EXERCISE REQUIREMENTS: The lines from the top of the material through the line with "to[out=180,in=-30] ([yshift=8pt]#1.south west)" are to be set down exactly. Leave the pictures out.

RECORDED DATA:
━━━━
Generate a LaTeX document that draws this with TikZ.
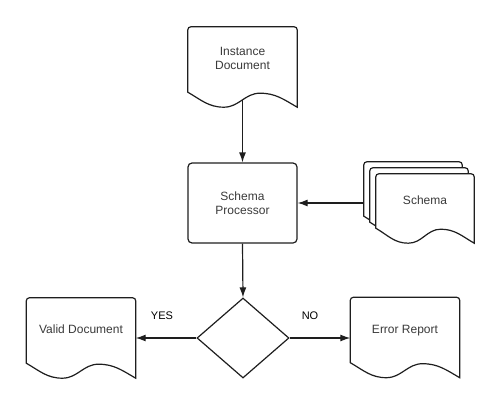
\documentclass[tikz,border=0pt]{standalone}
\usepackage{fontspec}
\setmainfont{Liberation Sans}
\usetikzlibrary{arrows.meta,calc,shapes.geometric,backgrounds}

\definecolor{txtgray}{HTML}{3A3A3A}
\definecolor{linegray}{HTML}{1E1E1E}

\newcommand{\docoutline}[1]{%
  \draw[docline] ([yshift=8pt]#1.south west) [rounded corners=3pt] -- (#1.north west) -- (#1.north east) [sharp corners] -- ([yshift=-7pt]#1.south east)
    to[out=150,in=0] ($(#1.south west)!0.66!(#1.south east)+(0,7pt)$)
    to[out=180,in=0] ($(#1.south west)!0.33!(#1.south east)+(0,-7pt)$)
    to[out=180,in=-30] ([yshift=8pt]#1.south west) -- cycle;}

\begin{document}
\begin{tikzpicture}[x=1pt,y=1pt,
  doc/.style={minimum width=109pt,minimum height=73pt,inner sep=0pt,align=center,text depth=10pt,font=\fontsize{12}{13.5}\selectfont,text=txtgray},
  sheet/.style={doc,minimum width=98pt,minimum height=62pt},
  docline/.style={draw=linegray,line width=1.2pt,fill=white},
  procbox/.style={draw=linegray,line width=1.2pt,rounded corners=4pt,minimum width=109pt,minimum height=80pt,align=center,font=\fontsize{12}{13.5}\selectfont,text=txtgray},
  decision/.style={diamond,draw=linegray,line width=1.2pt,minimum width=92pt,minimum height=80pt,inner sep=0pt},
  arrow/.style={draw=linegray,line width=1.2pt,-{Latex[length=10pt,width=7pt]}},
  answer/.style={font=\fontsize{11}{13}\selectfont,text=black}]
\useasboundingbox (0,0) rectangle (500,405);

\node[doc] (inst) at (242.5,341.5) {Instance\\Document};
\node[procbox] (proc) at (242.5,202) {Schema\\Processor};
\node[decision] (dec) at (243,67) {};
\node[doc] (valid) at (81,70.5) {Valid Document};
\node[doc] (err) at (405,71) {Error Report};
\node[sheet] (schema3) at (413,212) {};
\node[sheet] (schema2) at (419,206) {};
\node[sheet] (schema) at (425,200) {Schema};

\begin{pgfonlayer}{background}
\docoutline{inst}
\docoutline{valid}
\docoutline{err}
\docoutline{schema3}
\docoutline{schema2}
\docoutline{schema}
\end{pgfonlayer}

\draw[arrow] (inst.south) -- (proc.north);
\draw[arrow] (schema3.west |- proc.east) -- (proc.east);
\draw[arrow] (proc.south) -- (dec.north);
\draw[arrow] (dec.west) -- (dec.west -| valid.east);
\draw[arrow] (dec.east) -- (dec.east -| err.west);

\node[answer] (yes) at (162,89) {YES};
\node[answer] (no) at (310,89) {NO};
\end{tikzpicture}
\end{document}
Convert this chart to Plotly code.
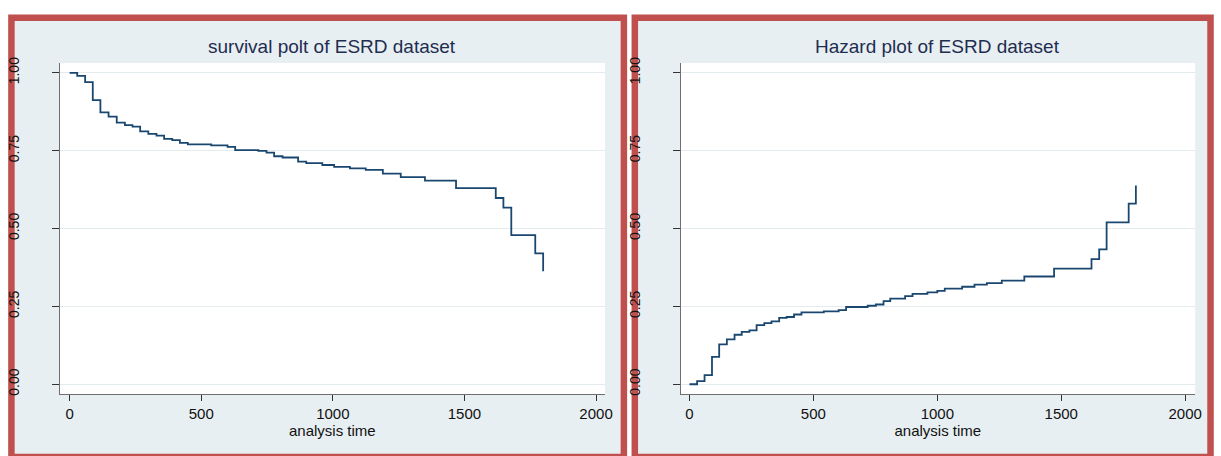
import plotly.graph_objects as go

# ---- data ----
surv_time = [0, 29, 59, 88, 117, 148, 179, 210, 239, 268, 299, 330, 359, 390, 419, 449,
             538, 600, 629, 717, 748, 777, 809, 868, 899, 960, 1005, 1065, 1125, 1190,
             1258, 1350, 1468, 1619, 1648, 1678, 1769, 1799]
surv_prob = [1.000, 0.990, 0.970, 0.912, 0.873, 0.859, 0.840, 0.832, 0.827, 0.812, 0.804,
             0.798, 0.788, 0.784, 0.775, 0.770, 0.767, 0.762, 0.752, 0.749, 0.744, 0.732,
             0.728, 0.715, 0.710, 0.704, 0.698, 0.693, 0.688, 0.676, 0.665, 0.654, 0.630,
             0.598, 0.567, 0.479, 0.420, 0.363]

haz_time = [0, 31, 61, 91, 120, 151, 182, 211, 242, 271, 302, 331, 362, 392, 422, 452,
            542, 602, 632, 719, 752, 783, 810, 870, 900, 960, 1000, 1030, 1100, 1150,
            1200, 1260, 1351, 1471, 1622, 1653, 1683, 1772, 1801]
haz_cum = [0.000, 0.010, 0.029, 0.088, 0.128, 0.144, 0.159, 0.168, 0.173, 0.190, 0.196,
           0.202, 0.213, 0.216, 0.224, 0.231, 0.234, 0.238, 0.248, 0.252, 0.256, 0.267,
           0.275, 0.283, 0.290, 0.295, 0.300, 0.307, 0.313, 0.320, 0.325, 0.333, 0.346,
           0.371, 0.402, 0.433, 0.520, 0.580, 0.638]

x_ticks = [0, 500, 1000, 1500, 2000]
y_ticks = [0, 0.25, 0.5, 0.75, 1.0]
y_tick_text = ["0.00", "0.25", "0.50", "0.75", "1.00"]
titles = ["survival polt of ESRD dataset", "Hazard plot of ESRD dataset"]
x_title = "analysis time"

W, H = 1221, 456
FONT = "Liberation Sans, Arial, sans-serif"
LINE = "#1a476f"
PANEL_BG = "#e8eff2"
RED = "#c0504d"
GRID = "#e3ebef"

fig = go.Figure()
fig.add_trace(go.Scatter(x=surv_time, y=surv_prob, mode="lines", line_shape="hv",
                         line=dict(color=LINE, width=1.8), xaxis="x", yaxis="y",
                         showlegend=False))
fig.add_trace(go.Scatter(x=haz_time, y=haz_cum, mode="lines", line_shape="hv",
                         line=dict(color=LINE, width=1.8), xaxis="x2", yaxis="y2",
                         showlegend=False))

def px_x(v):
    return v / W

def px_y(v):
    return 1 - v / H

ydom = [px_y(395), px_y(58)]
xdom1 = [px_x(60), px_x(609)]
xdom2 = [px_x(685), px_x(1203)]

def xaxis(domain, anchor, rng):
    return dict(domain=domain, anchor=anchor, range=rng, tickvals=x_ticks,
                showgrid=False, zeroline=False, showline=True, linecolor="#6e6e6e",
                linewidth=1, ticks="outside", ticklen=6, tickcolor="#333333",
                tickfont=dict(family=FONT, size=15, color="#111111"),
                title=dict(text=x_title, standoff=0,
                           font=dict(family=FONT, size=15, color="#111111")))

def yaxis(domain, anchor):
    return dict(domain=domain, anchor=anchor, range=[-0.0315, 1.0315],
                tickvals=y_ticks, ticktext=y_tick_text, tickangle=-90,
                showgrid=True, gridcolor=GRID, gridwidth=1, zeroline=False,
                showline=True, linecolor="#6e6e6e", linewidth=1,
                ticks="outside", ticklen=7, tickcolor="#333333",
                ticklabelstandoff=27,
                tickfont=dict(family=FONT, size=14, color="#111111"))

def rect(x0, x1, y0, y1, fill, line=None):
    d = dict(type="rect", xref="paper", yref="paper", layer="below",
             x0=px_x(x0), x1=px_x(x1), y0=px_y(y1), y1=px_y(y0), fillcolor=fill)
    d["line"] = line if line else dict(width=0)
    return d

fig.update_layout(
    width=W, height=H, margin=dict(l=0, r=0, t=0, b=0),
    paper_bgcolor="white", plot_bgcolor="white",
    xaxis=xaxis(xdom1, "y", [-38, 2034]),
    yaxis=yaxis(ydom, "x"),
    xaxis2=xaxis(xdom2, "y2", [-36, 2040]),
    yaxis2=yaxis(ydom, "x2"),
    shapes=[
        rect(11.5, 628, 12, 459, PANEL_BG, dict(color=RED, width=6.5)),
        rect(639, 1218.5, 12, 459, PANEL_BG, dict(color=RED, width=6.5)),
        rect(60, 609, 58, 395, "white"),
        rect(685, 1203, 58, 395, "white"),
    ],
    annotations=[
        dict(text=titles[0], xref="paper", yref="paper", x=px_x(334.5), y=px_y(41),
             xanchor="center", yanchor="middle", showarrow=False,
             font=dict(family=FONT, size=19, color="#1e2d50")),
        dict(text=titles[1], xref="paper", yref="paper", x=px_x(944), y=px_y(41),
             xanchor="center", yanchor="middle", showarrow=False,
             font=dict(family=FONT, size=19, color="#1e2d50")),
    ],
)

fig.write_html("out.html")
━━━━
TASK ANSWER:
Generate a LaTeX document that draws this with TikZ.
\documentclass[tikz,border=0pt]{standalone}
\usepackage{fontspec}
\setmainfont{Liberation Sans}
\usetikzlibrary{arrows.meta,calc,shapes.geometric,backgrounds}

\definecolor{txtgray}{HTML}{3A3A3A}
\definecolor{linegray}{HTML}{1E1E1E}

\newcommand{\docoutline}[1]{%
  \draw[docline] ([yshift=8pt]#1.south west) [rounded corners=3pt] -- (#1.north west) -- (#1.north east) [sharp corners] -- ([yshift=-7pt]#1.south east)
    to[out=150,in=0] ($(#1.south west)!0.66!(#1.south east)+(0,7pt)$)
    to[out=180,in=0] ($(#1.south west)!0.33!(#1.south east)+(0,-7pt)$)
    to[out=180,in=-30] ([yshift=8pt]#1.south west) -- cycle;}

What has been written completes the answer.